__Task to carry out__:
Write out the data below exactly as given, without any of its pictures.

__Data shown__:
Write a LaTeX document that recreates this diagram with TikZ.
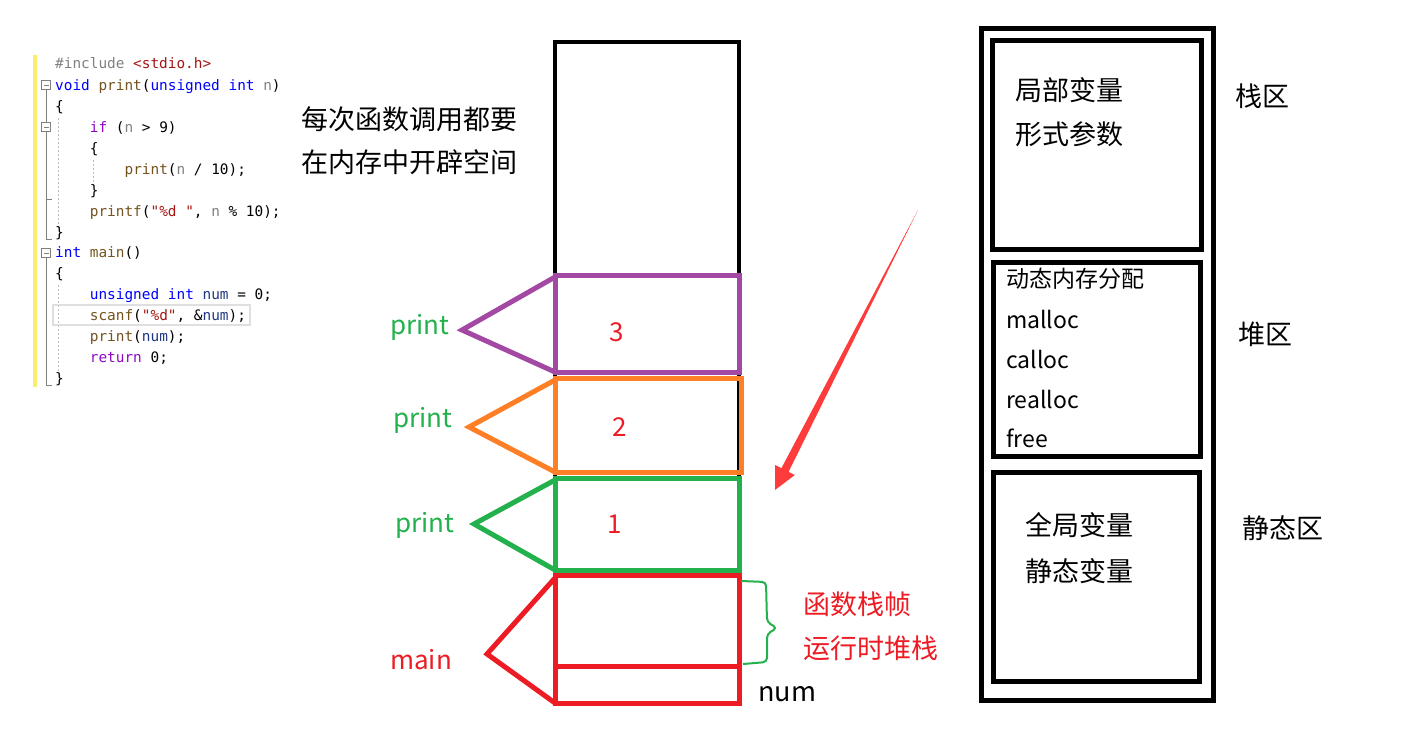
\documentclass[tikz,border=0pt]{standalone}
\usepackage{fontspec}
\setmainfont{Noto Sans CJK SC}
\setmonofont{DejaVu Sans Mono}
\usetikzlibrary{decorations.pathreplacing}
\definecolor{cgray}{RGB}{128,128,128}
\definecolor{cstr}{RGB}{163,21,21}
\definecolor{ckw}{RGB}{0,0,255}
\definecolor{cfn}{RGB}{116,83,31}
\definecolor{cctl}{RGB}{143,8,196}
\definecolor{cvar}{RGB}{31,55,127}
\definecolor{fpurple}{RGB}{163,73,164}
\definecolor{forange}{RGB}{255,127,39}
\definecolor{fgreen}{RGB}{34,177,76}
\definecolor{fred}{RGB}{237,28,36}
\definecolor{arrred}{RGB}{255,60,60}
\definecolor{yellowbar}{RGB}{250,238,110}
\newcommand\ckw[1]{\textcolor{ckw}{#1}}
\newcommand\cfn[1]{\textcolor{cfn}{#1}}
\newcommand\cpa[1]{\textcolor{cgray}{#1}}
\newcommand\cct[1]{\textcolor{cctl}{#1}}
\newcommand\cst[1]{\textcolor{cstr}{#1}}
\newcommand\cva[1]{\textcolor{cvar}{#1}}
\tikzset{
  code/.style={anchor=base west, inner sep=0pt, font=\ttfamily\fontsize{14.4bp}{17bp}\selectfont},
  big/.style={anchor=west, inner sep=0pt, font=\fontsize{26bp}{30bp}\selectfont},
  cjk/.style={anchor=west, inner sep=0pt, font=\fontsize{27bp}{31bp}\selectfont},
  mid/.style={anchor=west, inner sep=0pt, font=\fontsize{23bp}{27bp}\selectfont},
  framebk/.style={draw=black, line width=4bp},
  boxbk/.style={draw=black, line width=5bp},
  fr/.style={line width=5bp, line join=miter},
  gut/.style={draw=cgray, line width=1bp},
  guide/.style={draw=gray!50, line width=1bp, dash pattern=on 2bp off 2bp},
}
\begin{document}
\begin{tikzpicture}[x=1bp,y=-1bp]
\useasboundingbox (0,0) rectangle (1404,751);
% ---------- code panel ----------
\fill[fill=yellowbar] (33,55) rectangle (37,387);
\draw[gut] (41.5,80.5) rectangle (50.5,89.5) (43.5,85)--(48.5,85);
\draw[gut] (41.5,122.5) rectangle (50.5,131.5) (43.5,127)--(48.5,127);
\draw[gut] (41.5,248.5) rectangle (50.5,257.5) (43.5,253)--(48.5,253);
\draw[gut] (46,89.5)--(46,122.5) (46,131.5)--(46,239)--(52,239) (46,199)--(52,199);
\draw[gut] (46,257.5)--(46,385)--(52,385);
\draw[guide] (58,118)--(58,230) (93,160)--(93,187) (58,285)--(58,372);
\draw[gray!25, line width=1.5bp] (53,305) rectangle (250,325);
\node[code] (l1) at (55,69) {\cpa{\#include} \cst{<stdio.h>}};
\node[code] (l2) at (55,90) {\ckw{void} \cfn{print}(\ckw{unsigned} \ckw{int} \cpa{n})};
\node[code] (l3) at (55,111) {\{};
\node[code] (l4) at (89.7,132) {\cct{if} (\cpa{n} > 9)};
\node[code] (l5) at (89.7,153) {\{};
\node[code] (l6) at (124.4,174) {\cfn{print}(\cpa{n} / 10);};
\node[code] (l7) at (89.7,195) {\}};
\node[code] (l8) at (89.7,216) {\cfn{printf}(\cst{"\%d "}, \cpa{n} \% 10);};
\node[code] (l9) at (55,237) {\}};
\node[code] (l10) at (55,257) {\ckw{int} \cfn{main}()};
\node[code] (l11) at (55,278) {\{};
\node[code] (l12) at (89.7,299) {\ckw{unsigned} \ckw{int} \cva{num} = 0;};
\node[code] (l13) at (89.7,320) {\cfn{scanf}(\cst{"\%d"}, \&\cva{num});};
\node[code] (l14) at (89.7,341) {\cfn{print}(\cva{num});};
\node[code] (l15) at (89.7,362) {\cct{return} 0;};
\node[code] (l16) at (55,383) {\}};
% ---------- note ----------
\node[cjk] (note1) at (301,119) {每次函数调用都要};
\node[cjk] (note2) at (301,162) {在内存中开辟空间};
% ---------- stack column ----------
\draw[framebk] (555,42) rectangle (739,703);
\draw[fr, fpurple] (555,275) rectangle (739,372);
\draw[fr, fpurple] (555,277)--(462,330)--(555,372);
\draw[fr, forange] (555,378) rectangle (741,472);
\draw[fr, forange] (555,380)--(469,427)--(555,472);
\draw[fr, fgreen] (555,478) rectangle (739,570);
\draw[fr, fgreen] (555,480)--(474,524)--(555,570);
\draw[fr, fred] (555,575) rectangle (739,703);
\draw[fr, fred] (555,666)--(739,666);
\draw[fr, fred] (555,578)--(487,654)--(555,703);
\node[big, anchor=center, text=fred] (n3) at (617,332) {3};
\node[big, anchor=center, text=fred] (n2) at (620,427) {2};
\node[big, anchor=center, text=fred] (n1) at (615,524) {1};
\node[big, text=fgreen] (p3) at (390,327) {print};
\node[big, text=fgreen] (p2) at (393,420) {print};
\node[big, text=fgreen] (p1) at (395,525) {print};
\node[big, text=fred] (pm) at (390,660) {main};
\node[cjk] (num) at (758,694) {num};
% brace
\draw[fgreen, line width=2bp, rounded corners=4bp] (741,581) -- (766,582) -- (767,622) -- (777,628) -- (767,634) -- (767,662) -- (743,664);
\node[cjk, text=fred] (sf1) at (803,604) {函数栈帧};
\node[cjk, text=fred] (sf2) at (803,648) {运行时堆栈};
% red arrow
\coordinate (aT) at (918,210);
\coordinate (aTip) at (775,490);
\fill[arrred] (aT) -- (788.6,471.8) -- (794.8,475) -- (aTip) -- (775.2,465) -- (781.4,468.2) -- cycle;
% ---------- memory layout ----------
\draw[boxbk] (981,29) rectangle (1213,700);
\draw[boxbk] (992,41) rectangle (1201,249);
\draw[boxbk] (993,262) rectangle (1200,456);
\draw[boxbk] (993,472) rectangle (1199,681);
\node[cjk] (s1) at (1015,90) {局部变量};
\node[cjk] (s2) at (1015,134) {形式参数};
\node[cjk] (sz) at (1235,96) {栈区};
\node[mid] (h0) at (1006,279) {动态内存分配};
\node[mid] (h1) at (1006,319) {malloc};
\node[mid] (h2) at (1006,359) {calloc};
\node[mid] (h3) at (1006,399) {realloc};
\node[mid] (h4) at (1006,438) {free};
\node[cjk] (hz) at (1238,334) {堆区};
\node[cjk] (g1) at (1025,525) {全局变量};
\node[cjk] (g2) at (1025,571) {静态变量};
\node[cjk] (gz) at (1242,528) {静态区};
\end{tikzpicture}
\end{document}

__Output of the task__:
Write a LaTeX document that recreates this diagram with TikZ.
\documentclass[tikz,border=0pt]{standalone}
\usepackage{fontspec}
\setmainfont{Noto Sans CJK SC}
\setmonofont{DejaVu Sans Mono}
\usetikzlibrary{decorations.pathreplacing}
\definecolor{cgray}{RGB}{128,128,128}
\definecolor{cstr}{RGB}{163,21,21}
\definecolor{ckw}{RGB}{0,0,255}
\definecolor{cfn}{RGB}{116,83,31}
\definecolor{cctl}{RGB}{143,8,196}
\definecolor{cvar}{RGB}{31,55,127}
\definecolor{fpurple}{RGB}{163,73,164}
\definecolor{forange}{RGB}{255,127,39}
\definecolor{fgreen}{RGB}{34,177,76}
\definecolor{fred}{RGB}{237,28,36}
\definecolor{arrred}{RGB}{255,60,60}
\definecolor{yellowbar}{RGB}{250,238,110}
\newcommand\ckw[1]{\textcolor{ckw}{#1}}
\newcommand\cfn[1]{\textcolor{cfn}{#1}}
\newcommand\cpa[1]{\textcolor{cgray}{#1}}
\newcommand\cct[1]{\textcolor{cctl}{#1}}
\newcommand\cst[1]{\textcolor{cstr}{#1}}
\newcommand\cva[1]{\textcolor{cvar}{#1}}
\tikzset{
  code/.style={anchor=base west, inner sep=0pt, font=\ttfamily\fontsize{14.4bp}{17bp}\selectfont},
  big/.style={anchor=west, inner sep=0pt, font=\fontsize{26bp}{30bp}\selectfont},
  cjk/.style={anchor=west, inner sep=0pt, font=\fontsize{27bp}{31bp}\selectfont},
  mid/.style={anchor=west, inner sep=0pt, font=\fontsize{23bp}{27bp}\selectfont},
  framebk/.style={draw=black, line width=4bp},
  boxbk/.style={draw=black, line width=5bp},
  fr/.style={line width=5bp, line join=miter},
  gut/.style={draw=cgray, line width=1bp},
  guide/.style={draw=gray!50, line width=1bp, dash pattern=on 2bp off 2bp},
}
\begin{document}
\begin{tikzpicture}[x=1bp,y=-1bp]
\useasboundingbox (0,0) rectangle (1404,751);
% ---------- code panel ----------
\fill[fill=yellowbar] (33,55) rectangle (37,387);
\draw[gut] (41.5,80.5) rectangle (50.5,89.5) (43.5,85)--(48.5,85);
\draw[gut] (41.5,122.5) rectangle (50.5,131.5) (43.5,127)--(48.5,127);
\draw[gut] (41.5,248.5) rectangle (50.5,257.5) (43.5,253)--(48.5,253);
\draw[gut] (46,89.5)--(46,122.5) (46,131.5)--(46,239)--(52,239) (46,199)--(52,199);
\draw[gut] (46,257.5)--(46,385)--(52,385);
\draw[guide] (58,118)--(58,230) (93,160)--(93,187) (58,285)--(58,372);
\draw[gray!25, line width=1.5bp] (53,305) rectangle (250,325);
\node[code] (l1) at (55,69) {\cpa{\#include} \cst{<stdio.h>}};
\node[code] (l2) at (55,90) {\ckw{void} \cfn{print}(\ckw{unsigned} \ckw{int} \cpa{n})};
\node[code] (l3) at (55,111) {\{};
\node[code] (l4) at (89.7,132) {\cct{if} (\cpa{n} > 9)};
\node[code] (l5) at (89.7,153) {\{};
\node[code] (l6) at (124.4,174) {\cfn{print}(\cpa{n} / 10);};
\node[code] (l7) at (89.7,195) {\}};
\node[code] (l8) at (89.7,216) {\cfn{printf}(\cst{"\%d "}, \cpa{n} \% 10);};
\node[code] (l9) at (55,237) {\}};
\node[code] (l10) at (55,257) {\ckw{int} \cfn{main}()};
\node[code] (l11) at (55,278) {\{};
\node[code] (l12) at (89.7,299) {\ckw{unsigned} \ckw{int} \cva{num} = 0;};
\node[code] (l13) at (89.7,320) {\cfn{scanf}(\cst{"\%d"}, \&\cva{num});};
\node[code] (l14) at (89.7,341) {\cfn{print}(\cva{num});};
\node[code] (l15) at (89.7,362) {\cct{return} 0;};
\node[code] (l16) at (55,383) {\}};
% ---------- note ----------
\node[cjk] (note1) at (301,119) {每次函数调用都要};
\node[cjk] (note2) at (301,162) {在内存中开辟空间};
% ---------- stack column ----------
\draw[framebk] (555,42) rectangle (739,703);
\draw[fr, fpurple] (555,275) rectangle (739,372);
\draw[fr, fpurple] (555,277)--(462,330)--(555,372);
\draw[fr, forange] (555,378) rectangle (741,472);
\draw[fr, forange] (555,380)--(469,427)--(555,472);
\draw[fr, fgreen] (555,478) rectangle (739,570);
\draw[fr, fgreen] (555,480)--(474,524)--(555,570);
\draw[fr, fred] (555,575) rectangle (739,703);
\draw[fr, fred] (555,666)--(739,666);
\draw[fr, fred] (555,578)--(487,654)--(555,703);
\node[big, anchor=center, text=fred] (n3) at (617,332) {3};
\node[big, anchor=center, text=fred] (n2) at (620,427) {2};
\node[big, anchor=center, text=fred] (n1) at (615,524) {1};
\node[big, text=fgreen] (p3) at (390,327) {print};
\node[big, text=fgreen] (p2) at (393,420) {print};
\node[big, text=fgreen] (p1) at (395,525) {print};
\node[big, text=fred] (pm) at (390,660) {main};
\node[cjk] (num) at (758,694) {num};
% brace
\draw[fgreen, line width=2bp, rounded corners=4bp] (741,581) -- (766,582) -- (767,622) -- (777,628) -- (767,634) -- (767,662) -- (743,664);
\node[cjk, text=fred] (sf1) at (803,604) {函数栈帧};
\node[cjk, text=fred] (sf2) at (803,648) {运行时堆栈};
% red arrow
\coordinate (aT) at (918,210);
\coordinate (aTip) at (775,490);
\fill[arrred] (aT) -- (788.6,471.8) -- (794.8,475) -- (aTip) -- (775.2,465) -- (781.4,468.2) -- cycle;
% ---------- memory layout ----------
\draw[boxbk] (981,29) rectangle (1213,700);
\draw[boxbk] (992,41) rectangle (1201,249);
\draw[boxbk] (993,262) rectangle (1200,456);
\draw[boxbk] (993,472) rectangle (1199,681);
\node[cjk] (s1) at (1015,90) {局部变量};
\node[cjk] (s2) at (1015,134) {形式参数};
\node[cjk] (sz) at (1235,96) {栈区};
\node[mid] (h0) at (1006,279) {动态内存分配};
\node[mid] (h1) at (1006,319) {malloc};
\node[mid] (h2) at (1006,359) {calloc};
\node[mid] (h3) at (1006,399) {realloc};
\node[mid] (h4) at (1006,438) {free};
\node[cjk] (hz) at (1238,334) {堆区};
\node[cjk] (g1) at (1025,525) {全局变量};
\node[cjk] (g2) at (1025,571) {静态变量};
\node[cjk] (gz) at (1242,528) {静态区};
\end{tikzpicture}
\end{document}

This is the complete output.